Tempos do cybergueto
Rafa ama a net, mas a vê com uma clareza desconcertante. Segundo ele, “para começar não é todo o mundo que chega ao MySpace, aos blogs, às exibições ao vivo. Vivemos em um cybergueto”. E segue filosofando. Tem a nítida consciência de que quem tem tudo em casa não vai comprar CD e muito menos se aventurar em lugares em que se quebram vidros de carro, não são aceitos cartões de banco e o equipamento de som é ruim. Computador serve para evitar esses micos. Já quem não tem PC, nem sequer fica sabendo. Por isso, seu projeto atual, à frente do trio, é descolar uma van, um gerador, e sair tocando. Em Lençóis, ele se apresentava em bares lotados e vendia todos os poucos CDs que levava. Por que não ampliar essa investida? Se Rafa já entrega a música de graça pela net, por que não entregá-la em mãos?
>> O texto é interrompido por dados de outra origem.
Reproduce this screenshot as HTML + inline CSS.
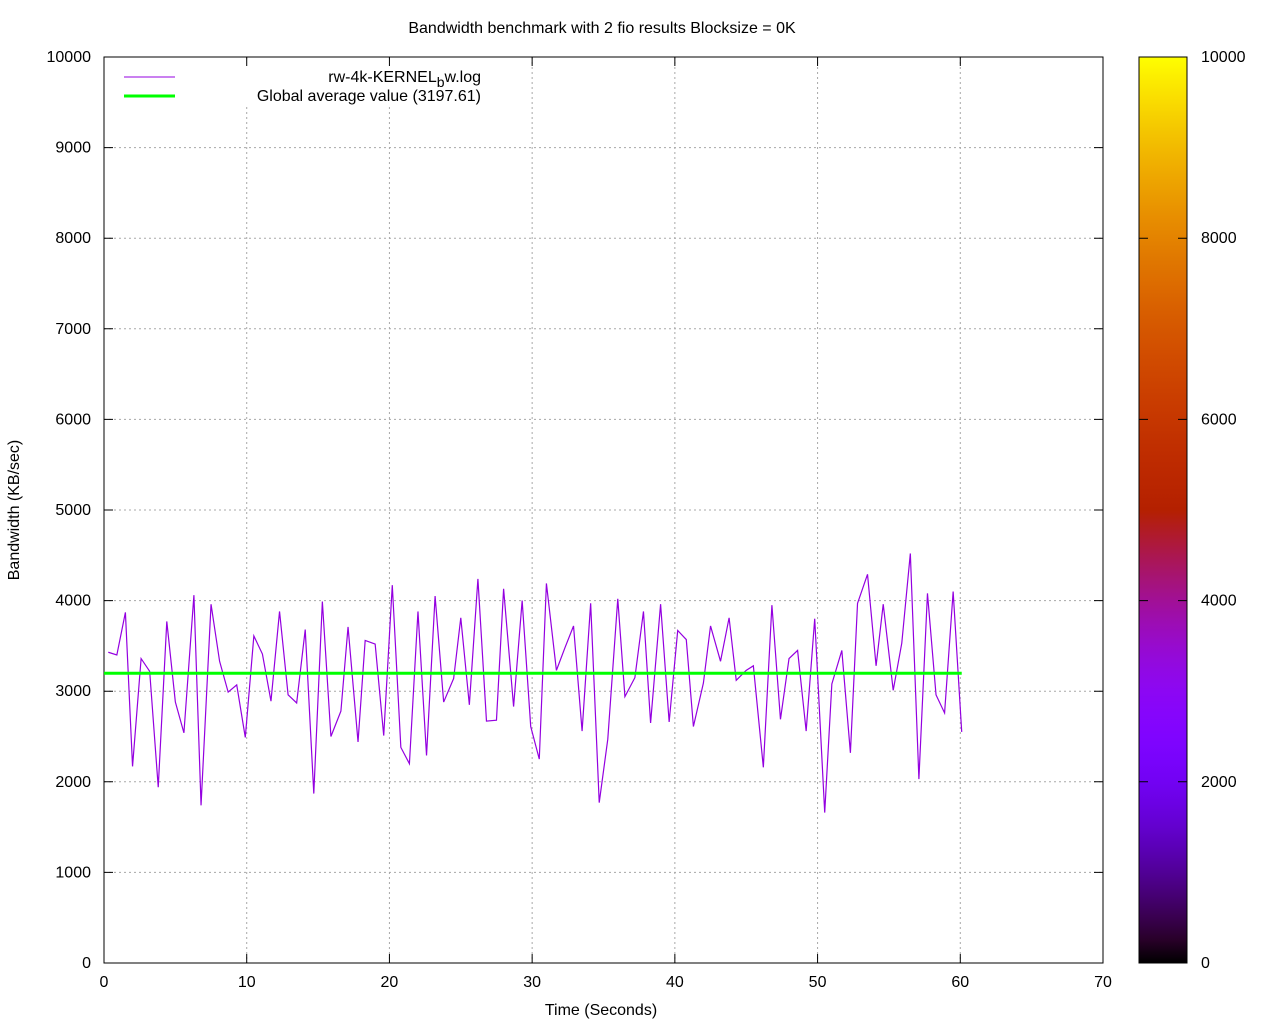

E olha que o menino tem cancha para isso. Todos os chamam de “hiteiro”, ou seja, o cara que tem a manha de compor hits, músicas que as pessoas cantam e grudam na cabeça. O universo de suas letras, alimentado por gente como Rita Lee e Raul Seixas, é acessível. Fala de coisas do dia a dia de um cara de vinte e poucos anos em 2010. O som, ele insiste em classificar de setentista. As músicas têm estribilho, solinho no meio, começo, meio e fim. Dá para se notar a variedade de influências que permeiam cada canção, a exemplo de bandas como Off Montreal ou Frank Zappa – descontado o virtuosismo, é lógico. Rafa e os Monumentais têm se dado bem no circuito bem-longe-do-baixo-Augusta. Tocam direto no Paraná, mais para o Sul, frequentam festivais, como o catarinense Psicodália. E não veem a hora de trocar o mouse por cheques polpudos. Enquanto o pessoal continua baixando adoidado suas músicas.